LSM : L’apprentissage de chaque trick revêt une intention (plus ou moins consciente) de la part du skateur qui s’y adonne. Dans le cas de quelqu’un pratiquant depuis longtemps, et ayant donc connu une certaine évolution personnelle parallèlement à ladite pratique, c’est drôle de voir à quel point sa "palette" de mouvements finit par comprendre des tricks appris à un moment de la vie de l’individu où il ressentait certaines émotions, certaines pulsions. Par exemple, certains éléments du répertoire d’un skateur reflètent des intentions de démonstration spectaculaire (par exemple, dans ton cas, certaines manoeuvres bruyantes et visuellement tordues comme les noseblunt powerslide ?), tandis que d’autres témoignent d’une simplicité, d’une expression plus classique (disons un switch flip, ou un nollie tailslide). Au bout de, mettons, vingt ans de pratique, ce sont des pans entiers du développement de l’individu qui persistent à subsister et à se mélanger au sein de son style de skate, comme autant de touches, vestiges d’une patte passée. Dirais-tu qu’il s’agit-là de ton cas ? Dans ce nouveau footage, c’est plutôt intéressant de te voir ressortir d’un intemporel nollie tailslide to fakie en powerslide one-foot, ou juxtaposer élémentaires noseslides et nollie back lips avec des combos de noseblunt powerslide to wheeling…
Leo Valls : Ce qui se traduit en skate, c'est l’énergie, le niveau de passion et de plaisir exprimé, et je pense que ce qui rend le mieux visuellement est ce qui fait du bien physiquement - peu importe la manière dont tu skates.
Je refuse de voir le skate comme une sorte de contrôle au collège - contexte selon lequel l'industrie du skate serait un professeur, distribuant des devoirs, par le biais desquels nous, skateurs, on essaierait de lui faire plaisir, pour avoir une bonne note.
Je pense souvent à ce que dit Ben Gore, lorsqu'il skate les downhills de San Francisco : "fais les tricks avec lesquels tu te sens bien, et adapte-les à ton environnement, à de la vitesse, à des spots biscornus"...
Je reçois des messages ultra positifs de gens en provenance des quatre coins de la planète, plusieurs fois par jour, et rien ne peut me faire plus plaisir que de savoir que je peux inspirer et motiver des gens à être eux-mêmes.
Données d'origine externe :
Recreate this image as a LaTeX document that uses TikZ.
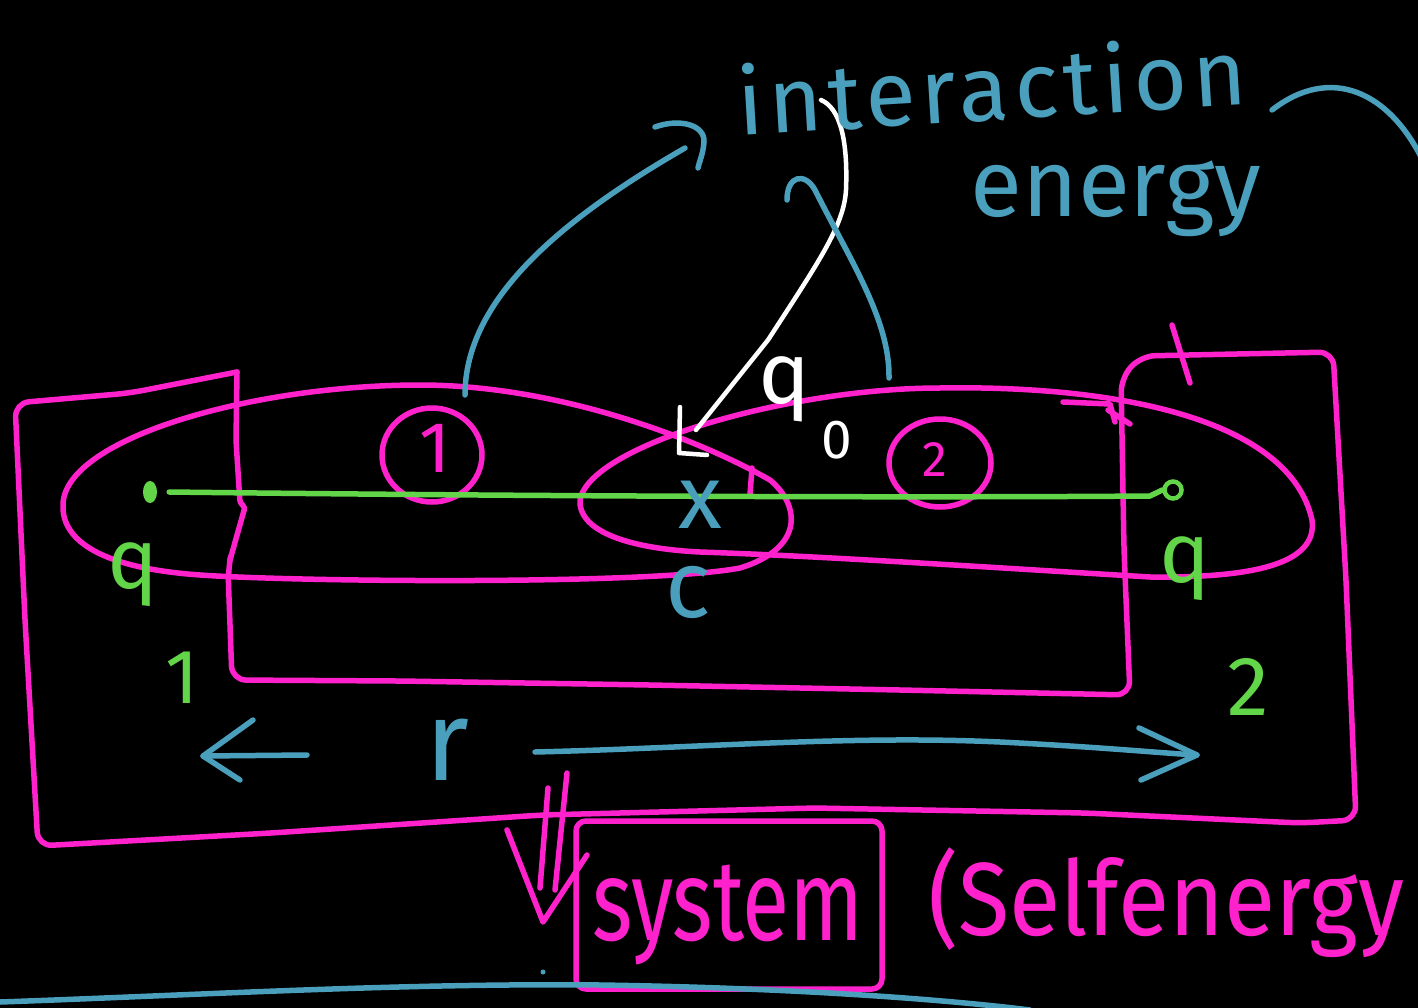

LSM : Enfin, après avoir tergiversé sur l’historique de ton parcours, maintenant que l’on sait d’où tu viens, toi-même, as-tu une idée d’où tu vas ? Je sais que ces dernières années, tu as beaucoup travaillé sur la problématique des relations publiques impliquant les skateurs de Bordeaux - ville représentée dans ce premier montage - et la municipalité, perturbée par l’affluence des pratiquants au point de perdre pied et ne plus savoir comment y réagir. S’agissant de ta ville d’origine, cela apparaît comme une forme de retour aux sources ou en tout cas, de volonté à maintenir un pied-à-terre sur place, alors que parallèlement, il me semble que tu ne t’es jamais autant exporté, voyageant plus que jamais, explorant le monde et ses continents - peut-être à la recherche d’un point d’ancrage ? Alors, quid de l’avenir de Leo Valls ?
Leo Valls : Je ne sais pas de quoi l'avenir sera fait, mais je suis vraiment bien avec un pied-à-terre à Bordeaux et la possibilité de pouvoir voyager autant.
J'estime qu'il est important, en tant que skateur, de savoir rester local, et de s'investir pour faire avancer sa ville et sa scène.
Après avoir vécu en Californie et au Japon, je me suis rendu compte que ma ville d'origine avait quelque chose de spécial à offrir. C'est en allant voir ailleurs qu'on se rend compte du potentiel de ses terres d'origine.
"Bordeaux est en pleine expansion, et je vais continuer à m'investir"
Bordeaux n'a eu de cesse d'exploser, niveau skate, depuis une dizaine d'années ; c'est devenu un lieu visité par des crews de skateurs du monde entier, et je rencontre des nouveaux jeunes skateurs locaux chaque week-end. La ville a subi une explosion démographique du nombre de skateurs, et la municipalité n'a pas su réagir autrement qu'en interdisant le skate sur une partie des places du centre-ville, et en distribuant des amendes aux skateurs.
Entre ça, et l'édification d'un nouveau poste de police municipale juste à côté de la mairie, il était devenu très difficile de pouvoir skater certains des meilleurs spots du centre sans devoir prendre la fuite à la vue de la première patrouille de police. On a donc constitué un petit collectif à même de dialoguer avec le maire et ses élus, et on a proposé la solution d'être autorisé à skater ces places - auparavant interdites 24/7 - certains jours de la semaine.
La scène a majoritairement joué le jeu, et la ville est clairement en train de changer de point de vue sur la place skate en ville - en positif. Aujourd'hui, c'est devenu possible de se retrouver en nombre sur ces places qui posaient problème auparavant - et, surtout, de pouvoir skater le reste de la ville avec beaucoup moins le souci d'être constamment délogé.
Bordeaux est en pleine expansion, et je vais continuer à m'investir, afin de m'assurer que le skate avance dans la bonne direction et se voit intégré à l'évolution de la ville.